ISBN: 978-3-8382-1361-3

Pavel K Baev

Peace Research Institute Oslo (PRIO)

Read more about this book at www.ibidem.eu

This neat volume makes the 215th entry in the impressive series Soviet and Post-Soviet Politics and Society (ISSN 1614-3515) started in 2004, edited by Andreas Umland with the help of an Editorial Committee and an Advisory Board. The Committee and the Board include 95 names of renowned specialists in this department of area studies. Most of the chapters were previously published as peer-reviewed articles or essays in collections, but the author invested due effort in updating and fitting them together. He applies the theoretical perspective of critical geopolitics to examine the phenomenon of 'Renaissance' of geopolitical thinking in Russia.
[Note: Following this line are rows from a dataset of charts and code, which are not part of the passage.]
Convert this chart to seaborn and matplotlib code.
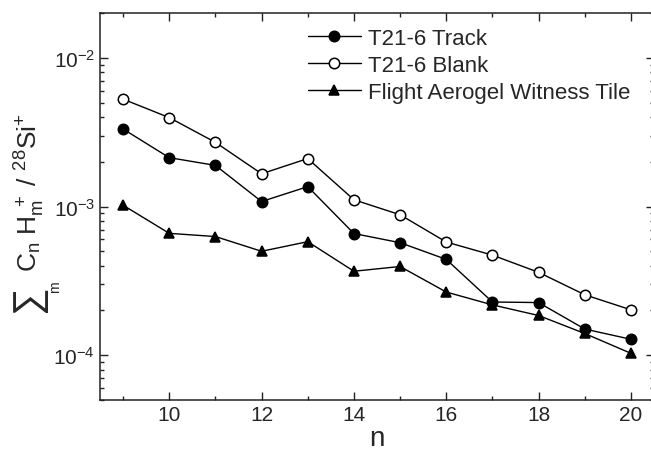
import matplotlib
matplotlib.use("Agg")
import matplotlib.pyplot as plt
import seaborn as sns
import numpy as np
from matplotlib.ticker import LogLocator, MultipleLocator, NullFormatter

n = [9, 10, 11, 12, 13, 14, 15, 16, 17, 18, 19, 20]
track = [3.32e-3, 2.13e-3, 1.89e-3, 1.08e-3, 1.36e-3, 6.58e-4, 5.71e-4, 4.41e-4, 2.28e-4, 2.26e-4, 1.50e-4, 1.28e-4]
blank = [5.27e-3, 3.96e-3, 2.70e-3, 1.66e-3, 2.10e-3, 1.11e-3, 8.8e-4, 5.77e-4, 4.71e-4, 3.61e-4, 2.55e-4, 2.02e-4]
witness = [1.02e-3, 6.6e-4, 6.28e-4, 5.0e-4, 5.8e-4, 3.67e-4, 3.95e-4, 2.66e-4, 2.18e-4, 1.85e-4, 1.40e-4, 1.03e-4]
labels = ["T21-6 Track", "T21-6 Blank", "Flight Aerogel Witness Tile"]

sns.set_style("ticks")
plt.rcParams['font.family'] = ['Liberation Sans', 'DejaVu Sans']
plt.rcParams['mathtext.fontset'] = 'custom'
plt.rcParams['mathtext.rm'] = 'Liberation Sans'
plt.rcParams['mathtext.it'] = 'Liberation Sans'
plt.rcParams['mathtext.bf'] = 'Liberation Sans:bold'

W, H = 651, 460
fig = plt.figure(figsize=(W/100, H/100), dpi=100)
ax = fig.add_axes([100/W, 1-401/H, 554/W, 387/H])

common = dict(color="black", linewidth=1.0, markersize=7.5, markeredgecolor="black", markeredgewidth=1.1)
sns.lineplot(x=n, y=track, marker="o", markerfacecolor="black", label=labels[0], ax=ax, **common)
sns.lineplot(x=n, y=blank, marker="o", markerfacecolor="white", label=labels[1], ax=ax, **common)
sns.lineplot(x=n, y=witness, marker="^", markerfacecolor="black", label=labels[2], ax=ax, **common)

ax.set_yscale("log")
ax.set_xlim(8.5, 20.5)
ax.set_ylim(5e-5, 2e-2)
ax.xaxis.set_major_locator(MultipleLocator(2))
ax.xaxis.set_minor_locator(MultipleLocator(1))
ax.yaxis.set_major_locator(LogLocator(base=10, numticks=10))
ax.yaxis.set_minor_locator(LogLocator(base=10, subs=np.arange(2, 10), numticks=20))
ax.yaxis.set_minor_formatter(NullFormatter())

ax.tick_params(which="both", direction="in", top=True, right=True, labelsize=15, width=1.0, color="#222222")
ax.tick_params(which="major", length=6)
ax.tick_params(which="minor", length=3)
for s in ax.spines.values():
    s.set_linewidth(1.1)
    s.set_color("#222222")

ax.set_xlabel("n", fontsize=20, labelpad=1)

# y label: large summation sign with subscript m, then the ratio text
fig.text(38/W, 1-313/H, "\u2211", fontsize=28, rotation=90, rotation_mode="anchor",
         ha="left", va="baseline")
fig.text(59/W, 1-293/H, "m", fontsize=10, rotation=90, rotation_mode="anchor",
         ha="left", va="baseline")
ax.set_ylabel(r"$\mathrm{C_{n}\ H_{m}^{\ +}\ /\ ^{28}Si^{+}}$", fontsize=19,
              rotation=90, rotation_mode="anchor", ha="left", va="baseline")
ax.yaxis.set_label_coords((38-100)/554, (401-272)/387)

leg = ax.legend(loc="upper left", bbox_to_anchor=(0.375, 0.962), frameon=False, fontsize=16,
                handlelength=2.4, handletextpad=0.3, labelspacing=0.28, borderpad=0, borderaxespad=0)

fig.savefig("out.png", dpi=100)
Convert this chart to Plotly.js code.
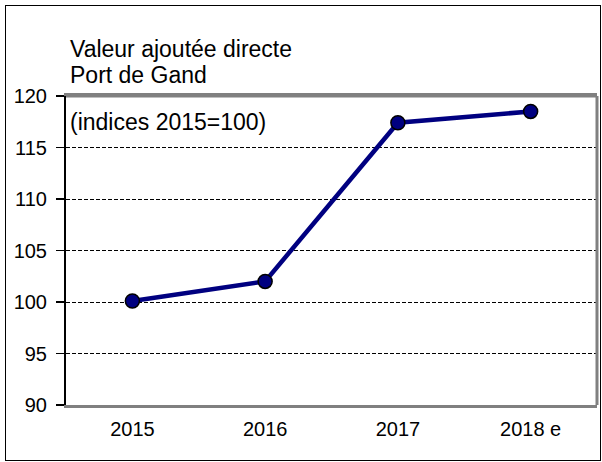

This power-centric interpretation of international relations has become as dominant as Marxism-Leninism in the Soviet era. It might appear peculiar that the research informed by the theory, which rejects realist interpretations of spatial competition and sees national territory as discursive construct, focuses on Russia, where the interplays between power, territory and politics are taken as unquestionable objective reality. Suslov, however, leaves aside the geopolitical imperatives in Russian strategic culture and examines the utopian aspects of geopolitical imagination, which arise from the discontent with the reality of Russia's loss of status and seek to offer a set of feasible goals for reversing the marginalization. The first part of the thoroughly researched book deals with the key elements of geopolitical imagination, focusing in particular on the production of knowledge about Russia's 'unique civilization'. The second part investigates four cases of distinct utopian traits featuring religious aspects ('Holy Rus'), Eurasian tradition, alternative history, and the proposition of 'Novorossiya', which is instrumentalized in Russia's aggression against Ukraine. Russia's behavior is often perceived as utterly pragmatic, but this analysis reveals its underlying fallacious idealism.